Royal Bank of Canada (2018) Humans Wanted Toronto ON: Royal Bank of Canada
I have at last got hold of a full copy of this report that came out a couple of weeks ago. Much to my surprise, I found the report essential reading for anyone in education, mainly because it is relatively specific about the skills that the Canadian job market will need between 2018 and 2021, and the results were not quite what I expected to see.
Conclusions from the report
I can’t better the summary in the report itself:
1. More than 25% of Canadian jobs will be heavily disrupted by technology in the coming decade. Fully half will go through a significant overhaul of the skills required.
2. An assessment of 20,000 skills rankings across 300 occupations and 2.4 million expected job openings shows an increasing demand for foundational skills such as critical thinking, co-ordination, social perceptiveness, active listening and complex problem solving.
3. Despite projected heavy job displacement in many sectors and occupations, the Canadian economy is expected to add 2.4 million jobs over the next four years, all of which will require this new mix of skills.
4. Canada’s education system, training programs and labour market initiatives are inadequately designed to help Canadian youth navigate this new skills economy.
5. Canadian employers are generally not prepared, through hiring, training or retraining, to recruit and develop the skills needed to make their organizations more competitive in a digital economy.
6. Our researchers identified a new way of grouping jobs into six “clusters,” based on essential skills by occupation rather than by industry.
7. By focusing on the foundational skills required within each of these clusters, a high degree of mobility is possible between jobs.
8. Digital fluency will be essential to all new jobs. This does not mean we need a nation of coders, but a nation that is digitally literate.
9. Global competencies like cultural awareness, language, and adaptability will be in demand.

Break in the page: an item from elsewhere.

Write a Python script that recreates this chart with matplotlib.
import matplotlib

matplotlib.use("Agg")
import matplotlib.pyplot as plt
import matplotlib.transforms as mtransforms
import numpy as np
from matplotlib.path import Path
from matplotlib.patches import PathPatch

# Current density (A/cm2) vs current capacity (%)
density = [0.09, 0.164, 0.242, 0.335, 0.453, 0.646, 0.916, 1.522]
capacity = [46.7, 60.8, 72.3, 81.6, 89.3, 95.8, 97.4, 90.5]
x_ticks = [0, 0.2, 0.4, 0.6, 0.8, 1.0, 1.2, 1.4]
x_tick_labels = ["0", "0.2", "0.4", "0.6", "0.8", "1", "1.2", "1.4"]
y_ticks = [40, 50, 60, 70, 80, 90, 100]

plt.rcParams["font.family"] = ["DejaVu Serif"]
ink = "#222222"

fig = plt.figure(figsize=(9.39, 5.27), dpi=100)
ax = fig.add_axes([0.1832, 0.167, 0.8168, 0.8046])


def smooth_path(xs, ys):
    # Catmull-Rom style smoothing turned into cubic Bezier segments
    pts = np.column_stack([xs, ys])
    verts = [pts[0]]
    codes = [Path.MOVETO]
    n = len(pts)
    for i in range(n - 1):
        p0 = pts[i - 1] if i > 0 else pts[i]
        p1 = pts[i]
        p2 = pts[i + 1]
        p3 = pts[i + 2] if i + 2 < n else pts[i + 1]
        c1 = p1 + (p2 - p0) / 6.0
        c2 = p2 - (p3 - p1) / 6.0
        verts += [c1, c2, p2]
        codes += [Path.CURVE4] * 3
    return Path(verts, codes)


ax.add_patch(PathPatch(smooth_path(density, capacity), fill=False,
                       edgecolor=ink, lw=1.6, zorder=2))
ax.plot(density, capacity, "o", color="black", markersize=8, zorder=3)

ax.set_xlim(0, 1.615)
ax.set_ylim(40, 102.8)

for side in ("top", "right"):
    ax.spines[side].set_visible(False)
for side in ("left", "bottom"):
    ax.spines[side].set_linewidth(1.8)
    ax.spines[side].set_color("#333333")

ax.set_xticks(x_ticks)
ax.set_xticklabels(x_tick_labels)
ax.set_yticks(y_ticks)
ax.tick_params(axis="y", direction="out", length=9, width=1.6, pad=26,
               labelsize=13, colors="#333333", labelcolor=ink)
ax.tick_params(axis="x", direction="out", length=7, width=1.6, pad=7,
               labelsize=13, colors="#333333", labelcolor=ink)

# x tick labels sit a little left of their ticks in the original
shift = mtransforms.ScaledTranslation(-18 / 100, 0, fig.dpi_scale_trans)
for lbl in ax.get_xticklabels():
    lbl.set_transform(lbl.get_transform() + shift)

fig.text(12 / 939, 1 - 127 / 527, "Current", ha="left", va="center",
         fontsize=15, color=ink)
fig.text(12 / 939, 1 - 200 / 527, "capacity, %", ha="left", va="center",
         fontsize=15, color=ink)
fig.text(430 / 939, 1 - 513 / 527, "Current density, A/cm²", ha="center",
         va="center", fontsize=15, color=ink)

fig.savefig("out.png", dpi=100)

10. Virtually all job openings will place significant importance on judgment and decision making and more than two thirds will value an ability to manage people and resources.
So, no, automation is not going to remove all work for humans, but it is going to change very much the nature of that work, and it is in this sense that technology will be disruptive. Workers will be needed in the future but they will need to be very different workers from the past.

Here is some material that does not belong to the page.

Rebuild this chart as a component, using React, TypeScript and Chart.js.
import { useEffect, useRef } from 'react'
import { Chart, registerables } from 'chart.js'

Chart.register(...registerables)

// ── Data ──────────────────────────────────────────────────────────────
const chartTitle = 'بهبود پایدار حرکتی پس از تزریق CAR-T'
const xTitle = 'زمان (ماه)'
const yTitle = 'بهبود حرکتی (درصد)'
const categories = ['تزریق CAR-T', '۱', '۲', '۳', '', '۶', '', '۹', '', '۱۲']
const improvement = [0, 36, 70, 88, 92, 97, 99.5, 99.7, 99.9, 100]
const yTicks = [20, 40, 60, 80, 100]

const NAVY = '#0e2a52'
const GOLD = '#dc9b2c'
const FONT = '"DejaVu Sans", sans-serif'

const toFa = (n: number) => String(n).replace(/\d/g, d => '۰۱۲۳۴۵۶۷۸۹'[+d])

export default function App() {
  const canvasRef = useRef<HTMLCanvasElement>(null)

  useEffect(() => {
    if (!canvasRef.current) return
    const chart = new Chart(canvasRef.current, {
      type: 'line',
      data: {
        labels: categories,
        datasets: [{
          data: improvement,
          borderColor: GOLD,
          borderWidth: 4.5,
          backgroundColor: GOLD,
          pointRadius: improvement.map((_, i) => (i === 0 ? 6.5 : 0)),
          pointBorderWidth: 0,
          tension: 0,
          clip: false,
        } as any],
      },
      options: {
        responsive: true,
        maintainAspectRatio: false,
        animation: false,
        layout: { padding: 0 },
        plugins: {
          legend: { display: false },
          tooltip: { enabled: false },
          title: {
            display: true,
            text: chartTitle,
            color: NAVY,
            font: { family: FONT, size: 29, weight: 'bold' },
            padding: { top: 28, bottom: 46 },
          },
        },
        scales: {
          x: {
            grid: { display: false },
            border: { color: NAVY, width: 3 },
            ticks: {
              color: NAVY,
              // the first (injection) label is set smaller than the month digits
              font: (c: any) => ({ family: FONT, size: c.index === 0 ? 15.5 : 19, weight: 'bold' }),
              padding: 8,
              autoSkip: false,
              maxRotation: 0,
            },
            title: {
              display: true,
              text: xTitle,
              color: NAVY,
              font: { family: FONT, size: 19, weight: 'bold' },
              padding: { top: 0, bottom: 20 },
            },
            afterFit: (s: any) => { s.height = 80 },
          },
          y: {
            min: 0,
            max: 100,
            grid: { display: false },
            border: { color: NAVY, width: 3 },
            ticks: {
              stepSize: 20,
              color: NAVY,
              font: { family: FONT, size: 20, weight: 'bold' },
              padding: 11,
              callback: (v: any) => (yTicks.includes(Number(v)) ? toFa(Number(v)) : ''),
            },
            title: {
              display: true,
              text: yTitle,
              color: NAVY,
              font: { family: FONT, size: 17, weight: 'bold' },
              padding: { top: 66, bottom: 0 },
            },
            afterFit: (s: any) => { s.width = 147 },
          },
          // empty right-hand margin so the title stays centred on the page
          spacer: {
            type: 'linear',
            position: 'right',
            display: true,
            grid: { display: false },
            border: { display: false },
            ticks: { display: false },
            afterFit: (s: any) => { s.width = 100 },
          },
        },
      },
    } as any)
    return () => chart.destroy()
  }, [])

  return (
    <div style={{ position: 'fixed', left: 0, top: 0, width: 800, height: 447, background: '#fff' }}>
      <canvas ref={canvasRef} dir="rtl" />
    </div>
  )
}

This has massive implications for teaching and learning and the bank is in my view correct in arguing that Canada’s education system is inadequately designed to help Canadian youth navigate this new skills economy.

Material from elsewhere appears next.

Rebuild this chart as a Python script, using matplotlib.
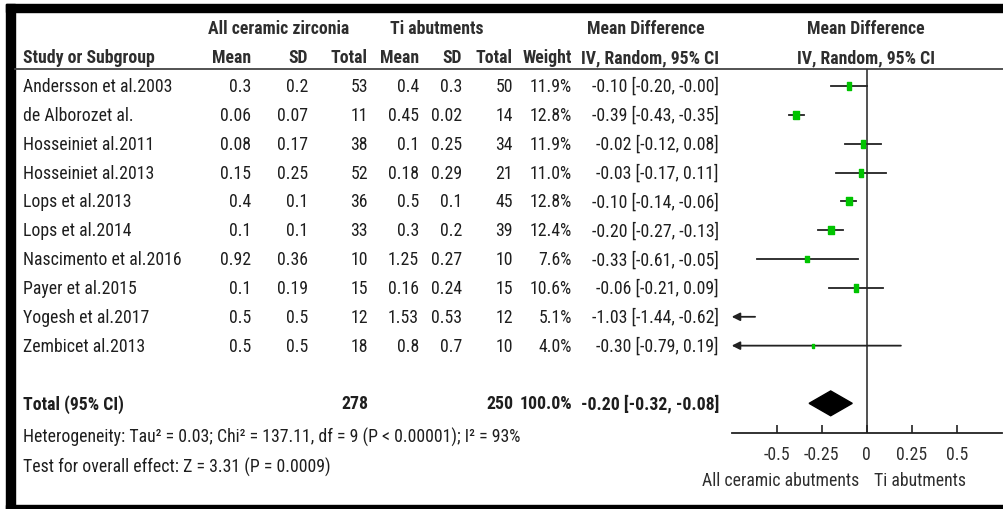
import numpy as np
import matplotlib.pyplot as plt
from matplotlib.patches import Rectangle, Polygon

plt.rcParams['font.family'] = ['Liberation Sans Narrow', 'Roboto Condensed', 'DejaVu Sans']
plt.rcParams['font.stretch'] = 'condensed'

# study data
studies = ["Andersson et al.2003", "de Alborozet al.", "Hosseiniet al.2011",
           "Hosseiniet al.2013", "Lops et al.2013", "Lops et al.2014",
           "Nascimento et al.2016", "Payer et al.2015", "Yogesh et al.2017",
           "Zembicet al.2013"]
zr_mean = [0.3, 0.06, 0.08, 0.15, 0.4, 0.1, 0.92, 0.1, 0.5, 0.5]
zr_sd = [0.2, 0.07, 0.17, 0.25, 0.1, 0.1, 0.36, 0.19, 0.5, 0.5]
zr_n = [53, 11, 38, 52, 36, 33, 10, 15, 12, 18]
ti_mean = [0.4, 0.45, 0.1, 0.18, 0.5, 0.3, 1.25, 0.16, 1.53, 0.8]
ti_sd = [0.3, 0.02, 0.25, 0.29, 0.1, 0.2, 0.27, 0.24, 0.53, 0.7]
ti_n = [50, 14, 34, 21, 45, 39, 10, 15, 12, 10]
weight = [11.9, 12.8, 11.9, 11.0, 12.8, 12.4, 7.6, 10.6, 5.1, 4.0]
md = [-0.10, -0.39, -0.02, -0.03, -0.10, -0.20, -0.33, -0.06, -1.03, -0.30]
ci_lo = [-0.20, -0.43, -0.12, -0.17, -0.14, -0.27, -0.61, -0.21, -1.44, -0.79]
ci_hi = [-0.00, -0.35, 0.08, 0.11, -0.06, -0.13, -0.05, 0.09, -0.62, 0.19]

# pooled result
total_zr = 278
total_ti = 250
pooled_md = -0.20
pooled_lo = -0.32
pooled_hi = -0.08

het_text = "Heterogeneity: Tau\u00b2 = 0.03; Chi\u00b2 = 137.11, df = 9 (P < 0.00001); I\u00b2 = 93%"
z_text = "Test for overall effect: Z = 3.31 (P = 0.0009)"
ticks = [-0.5, -0.25, 0, 0.25, 0.5]
tick_labels = ["-0.5", "-0.25", "0", "0.25", "0.5"]

W, H = 1004, 510
fig = plt.figure(figsize=(W / 100, H / 100), dpi=100)
fig.patch.set_facecolor('white')

# table laid out in pixels
tab = fig.add_axes([0, 0, 1, 1])
tab.set_xlim(0, W)
tab.set_ylim(H, 0)
tab.axis('off')

TXT = '#1e1e1e'
HDR = '#2e2e2e'
FS = 12.8

row0, drow = 87, 28.85
def row_y(i):
    return row0 + drow * i

# frame
tab.add_patch(Rectangle((6, 5), 9, H, color='black'))
tab.add_patch(Rectangle((6, 5), W, 8, color='black'))
tab.add_patch(Rectangle((6, 506), W, 6, color='black'))
tab.plot([15, W], [70, 70], color='#444444', lw=1.3)

# column right edges
cols = [251, 308, 368, 419, 462, 513, 572, 719]

# header
tab.text(279, 29, "All ceramic zirconia", ha='center', va='center', fontsize=FS, fontweight='bold', color=HDR)
tab.text(437, 29, "Ti abutments", ha='center', va='center', fontsize=FS, fontweight='bold', color=HDR)
tab.text(646, 29, "Mean Difference", ha='center', va='center', fontsize=FS, fontweight='bold', color=HDR)
tab.text(866, 29, "Mean Difference", ha='center', va='center', fontsize=FS, fontweight='bold', color=HDR)
tab.text(23, 58, "Study or Subgroup", ha='left', va='center', fontsize=FS, fontweight='bold', color=HDR)
for x, s in zip(cols, ["Mean", "SD", "Total", "Mean", "SD", "Total", "Weight", "IV, Random, 95% CI"]):
    tab.text(x, 58, s, ha='right', va='center', fontsize=FS, fontweight='bold', color=HDR)
tab.text(866, 58, "IV, Random, 95% CI", ha='center', va='center', fontsize=FS, fontweight='bold', color=HDR)

# study rows
for i, name in enumerate(studies):
    y = row_y(i)
    tab.text(23, y, name, ha='left', va='center', fontsize=FS, color=TXT)
    vals = [f"{zr_mean[i]:g}", f"{zr_sd[i]:g}", str(zr_n[i]),
            f"{ti_mean[i]:g}", f"{ti_sd[i]:g}", str(ti_n[i]),
            f"{weight[i]:.1f}%",
            f"{md[i]:.2f} [{ci_lo[i]:.2f}, {ci_hi[i]:.2f}]"]
    for x, s in zip(cols, vals):
        tab.text(x, y, s, ha='right', va='center', fontsize=FS, color=TXT)

# total row
yt = row_y(11)
tab.text(23, yt, "Total (95% CI)", ha='left', va='center', fontsize=FS, fontweight='bold', color=TXT)
for x, s in [(368, str(total_zr)), (513, str(total_ti)), (572, "100.0%"),
             (719, f"{pooled_md:.2f} [{pooled_lo:.2f}, {pooled_hi:.2f}]")]:
    tab.text(x, yt, s, ha='right', va='center', fontsize=FS, fontweight='bold', color=TXT)

tab.text(23, 437, het_text, ha='left', va='center', fontsize=FS, color=TXT)
tab.text(23, 467, z_text, ha='left', va='center', fontsize=FS, color=TXT)

# forest plot axes
xmin, xmax = -0.75, 0.75
px_per_unit = 180
zero_px = 866.7
left_px = zero_px + xmin * px_per_unit
top_px, bot_px = 70, 434
ax = fig.add_axes([left_px / W, (H - bot_px) / H,
                   (xmax - xmin) * px_per_unit / W, (bot_px - top_px) / H])
ax.set_xlim(xmin, xmax)
ax.set_ylim((bot_px - row0) / drow, (top_px - row0) / drow)
ax.patch.set_alpha(0)
for s in ['top', 'left', 'right']:
    ax.spines[s].set_visible(False)
ax.spines['bottom'].set_color('#222222')
ax.spines['bottom'].set_linewidth(1.3)
ax.set_yticks([])
ax.set_xticks(ticks)
ax.set_xticklabels(tick_labels)
ax.tick_params(axis='x', direction='in', length=5.5, width=1.2, color='#222222',
               labelsize=FS, labelcolor=HDR, pad=9)
ax.axvline(0, color='#333333', lw=1.2, zorder=1)

LC = '#222222'
GREEN = '#00c400'
box = [(-0.33, -0.5), (0.33, -0.5), (0.33, 0.5), (-0.33, 0.5), (-0.33, -0.5)]
for i in range(len(studies)):
    lo = max(ci_lo[i], xmin)
    hi = min(ci_hi[i], xmax)
    if ci_lo[i] < xmin:
        ax.annotate('', xy=(xmin, i), xytext=(hi, i),
                    arrowprops=dict(arrowstyle='-|>', color=LC, lw=1.3,
                                    mutation_scale=12, shrinkA=0, shrinkB=0),
                    annotation_clip=False)
    else:
        ax.plot([lo, hi], [i, i], color=LC, lw=1.3, zorder=2)
    if xmin <= md[i] <= xmax:
        ax.plot(md[i], i, marker=box, ms=1.55 * np.sqrt(weight[i]),
                color=GREEN, mec=GREEN, zorder=3)

# pooled diamond
ax.add_patch(Polygon([(pooled_lo, 11), (pooled_md, 11 - 0.43),
                      (pooled_hi, 11), (pooled_md, 11 + 0.43)],
                     closed=True, color='black', zorder=3))

# favours labels
ax.text(-0.04, -0.128, "All ceramic abutments", transform=ax.get_xaxis_transform(),
        ha='right', va='center', fontsize=FS, color=HDR)
ax.text(0.04, -0.128, "Ti abutments", transform=ax.get_xaxis_transform(),
        ha='left', va='center', fontsize=FS, color=HDR)

fig.savefig("out.png", dpi=100)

What skills will be in demand?
Not the ones most of us would have thought that a bank would identify:
You will see that the most in demand skills will be active listening, speaking, critical thinking and reading comprehension, while the least important skills include science, programming and technology design.
In other words, ‘soft skills’ will be most needed for human work. While this may seem obvious to many educators, it is refreshing to hear this from a business perspective as well.
How did the Royal Bank not only identify these skills and their importance, but also how did it put actual numbers in terms of workers against these skills?
The data were derived from an interesting application of big data: an analysis of the skills listed on the web in ‘future-oriented’ job advertisements through media such as LinkedIn, combined with more qualitative interviews with employers, policy-makers, educators and young people.
What does this mean for teaching and learning?
There are several challenges I see:
- first, getting teachers and instructors to accept that these (and other) skills need to be taught within any subject domain;
- second, as these skills are not likely to be developed within a singe course, identifying how best to teach these skills at different ages, throughout a program of study, and indeed throughout life;
- third, codifying these skills in terms of appropriate teaching and assessment methods; too often educators claim they are teaching these skills but if so, it is often implicit or not clear how or even if students acquire these skills.
- we need to determine how best digital technology/e-learning can support the development of skills. For instance well-designed digital learning can enable skills practice and feedback at scale, freeing teachers and instructors to focus on what needs to be done on a face-to-face basis.
It’s not just about work
The Royal Bank has done a very good job in identifying work-force skills, but these are not the only skills needed in a digital age. Equally if not more important are the skills we need as humans in handling everyday life in a digital age. Examples would be:
- a wide range of non-work oriented digital literacy skills, such as managing our digital identities (see UBC’s Digital Tattoo as an excellent example) so we as individuals have at least some control over the technology and how it is used
- understanding the organization and power structures of digital companies and digital technologies: one example might be understanding how to identify and challenge algorithmic decision-making, for instance
- teaching the important non-digital skills necessary in a digital society (for instance, mindfulness, or social awareness and conduct in both real and online environments).
Identifying such skills and finding ways to integrate the development of such skills within the curriculum is a major challenge but essential if we are to not only survive but thrive as humans in a digital world. We are just getting started on this, but it’s none too soon. In the meantime, the Royal Bank has done a good job in making the discussion about 21st century skills more concrete and practical.